Should the call to bar be allowed to typecheck? I would argue that yes, it should - the argument xs is either List[Int] or List[String], so if xs(0) is Int, then xs must be List[Int].

However, every¹ language with union types I could think of trying gets this wrong! More than just Scala ² -- at the time of writing, Typescript, Python (via Pyright, mypy also does this but I couldn't figure out how to share the mypy playground) and Sorbet Ruby, all claim that xs[1] has type Int | String rather than specializing to Int.

So why is this such a common mistake? While the specific semantics of each language differ dramatically, something common to all of them is that lists don't carry type information. In Scala, this is due to type erasure; in the others, it's because the underlying (runtime) type is just list.

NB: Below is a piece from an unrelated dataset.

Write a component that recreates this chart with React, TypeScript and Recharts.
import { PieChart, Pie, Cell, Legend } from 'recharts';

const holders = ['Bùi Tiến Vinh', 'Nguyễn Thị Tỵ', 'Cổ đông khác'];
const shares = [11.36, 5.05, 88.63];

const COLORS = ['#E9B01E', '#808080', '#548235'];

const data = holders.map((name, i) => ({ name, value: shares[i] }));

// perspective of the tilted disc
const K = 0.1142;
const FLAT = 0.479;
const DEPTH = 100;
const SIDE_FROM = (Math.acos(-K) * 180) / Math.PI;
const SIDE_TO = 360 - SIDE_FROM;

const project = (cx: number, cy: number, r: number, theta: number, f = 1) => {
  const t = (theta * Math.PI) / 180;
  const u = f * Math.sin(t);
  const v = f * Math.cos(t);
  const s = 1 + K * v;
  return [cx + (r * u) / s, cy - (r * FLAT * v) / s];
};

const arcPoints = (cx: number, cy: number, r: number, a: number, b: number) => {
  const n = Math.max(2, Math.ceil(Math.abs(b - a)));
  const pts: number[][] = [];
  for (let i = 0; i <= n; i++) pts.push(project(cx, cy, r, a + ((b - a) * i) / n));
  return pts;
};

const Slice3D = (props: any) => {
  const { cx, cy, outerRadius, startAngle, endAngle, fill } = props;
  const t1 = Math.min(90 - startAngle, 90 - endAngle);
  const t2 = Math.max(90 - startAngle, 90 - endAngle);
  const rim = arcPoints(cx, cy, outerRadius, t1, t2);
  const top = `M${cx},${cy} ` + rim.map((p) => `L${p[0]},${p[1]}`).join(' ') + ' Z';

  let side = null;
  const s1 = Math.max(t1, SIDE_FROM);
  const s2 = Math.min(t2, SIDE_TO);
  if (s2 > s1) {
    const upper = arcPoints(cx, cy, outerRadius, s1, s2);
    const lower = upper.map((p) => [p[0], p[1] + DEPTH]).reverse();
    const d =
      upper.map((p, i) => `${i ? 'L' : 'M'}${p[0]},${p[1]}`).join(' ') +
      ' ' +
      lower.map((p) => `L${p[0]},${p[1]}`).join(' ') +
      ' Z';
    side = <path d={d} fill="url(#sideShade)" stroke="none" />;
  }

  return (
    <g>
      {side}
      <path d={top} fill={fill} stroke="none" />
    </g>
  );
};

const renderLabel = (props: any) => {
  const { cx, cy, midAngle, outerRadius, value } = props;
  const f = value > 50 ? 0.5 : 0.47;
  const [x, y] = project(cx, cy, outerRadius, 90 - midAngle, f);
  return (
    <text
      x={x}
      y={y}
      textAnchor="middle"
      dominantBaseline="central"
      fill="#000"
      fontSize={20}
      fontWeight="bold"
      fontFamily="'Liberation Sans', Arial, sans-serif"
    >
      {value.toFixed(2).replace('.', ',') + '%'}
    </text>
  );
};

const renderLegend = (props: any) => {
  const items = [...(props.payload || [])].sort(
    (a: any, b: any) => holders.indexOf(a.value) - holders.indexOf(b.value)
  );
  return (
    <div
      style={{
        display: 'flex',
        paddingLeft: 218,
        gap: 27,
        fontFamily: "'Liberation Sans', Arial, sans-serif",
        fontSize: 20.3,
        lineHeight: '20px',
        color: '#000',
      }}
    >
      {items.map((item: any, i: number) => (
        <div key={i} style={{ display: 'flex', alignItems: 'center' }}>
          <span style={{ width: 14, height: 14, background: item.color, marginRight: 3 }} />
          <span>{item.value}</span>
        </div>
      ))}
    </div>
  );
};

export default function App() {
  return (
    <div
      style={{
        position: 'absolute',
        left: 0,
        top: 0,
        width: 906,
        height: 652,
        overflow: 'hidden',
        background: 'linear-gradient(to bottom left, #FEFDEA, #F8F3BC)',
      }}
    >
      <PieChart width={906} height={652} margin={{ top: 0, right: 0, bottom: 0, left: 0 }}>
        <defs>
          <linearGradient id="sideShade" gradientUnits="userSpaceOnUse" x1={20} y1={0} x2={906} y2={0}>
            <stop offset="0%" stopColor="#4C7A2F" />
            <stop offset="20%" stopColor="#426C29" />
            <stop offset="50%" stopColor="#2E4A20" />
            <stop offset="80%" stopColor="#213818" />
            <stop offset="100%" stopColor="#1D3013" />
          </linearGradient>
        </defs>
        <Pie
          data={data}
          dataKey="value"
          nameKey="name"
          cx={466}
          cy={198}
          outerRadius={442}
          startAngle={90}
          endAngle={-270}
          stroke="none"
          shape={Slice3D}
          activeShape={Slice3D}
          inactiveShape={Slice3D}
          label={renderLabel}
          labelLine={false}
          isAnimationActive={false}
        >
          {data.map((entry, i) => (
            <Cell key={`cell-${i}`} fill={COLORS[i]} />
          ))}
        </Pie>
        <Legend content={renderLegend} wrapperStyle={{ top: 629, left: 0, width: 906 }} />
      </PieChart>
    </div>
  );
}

This means that we can't just ask whether xs is a List[Int] or List[String], we actually need to query an element³. And while flow-sensitive typing is pretty good these days, none of these type-checkers are yet good enough to back-propagate the knowledge that x[0] is an Int into the type of xs.

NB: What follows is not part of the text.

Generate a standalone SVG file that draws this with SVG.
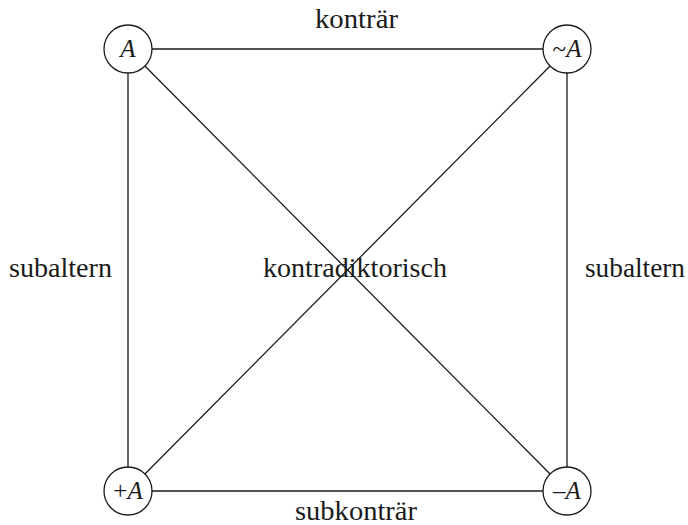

Having discovered this hole, I then went to check if any of these systems seem to think List[Int] | List[String] is equivalent to List[Int | String]. The only one that did was Sorbet; given what I know of the Sorbet internals this doesn't surprise me overly-much -- Sorbet was designed to be simple and performant, leading to a one-pass model with a lot of "good enough" assumptions.

As a graduate student in compilers, I will admit to having been nerd-sniped into trying to solve this issue. Without having dug into any particular algorithm, I suspect the issue has to do with the checker performing the naive union of all possible output types (i.e. nth applied to List[Int] returns Int, nth applied to List[String] returns String, so nth applied to List[Int] | List[String] returns Int | String). To fix this, we'd need to observe that the return value here is actually an instantiated type variable and instead produce some kind of "weak union type variable" that can be backfilled once we examine xs(0). Messy stuff, but it doesn't actually sound too different from what Hindley-Milner and/or OCaml's value restriction already does.

Strictly speaking, C-style unions sidestep this problem by forcing you to name which half of the list-union you're using before you can index. However, because there's no way to examine which variant you're in without building in extra runtime metadata, I'm not counting those.↩︎
Properly, the way to discriminate between two sides of a union is with match; information gained from isInstanceOf doesn't flow into the if body period. When written that way, it's quite obvious that learning the type of xs(0) won't affect the type of xs, as the match gives xs(0) a new name (with the refined type). I've glossed over the details here to keep the examples as parallel as possible.↩︎
It also means that we can't distinguish between different flavors of empty list. In theory this can have edge ramifications (if we want to add elements, for example), but I am of the opinion that this doesn't matter much.↩︎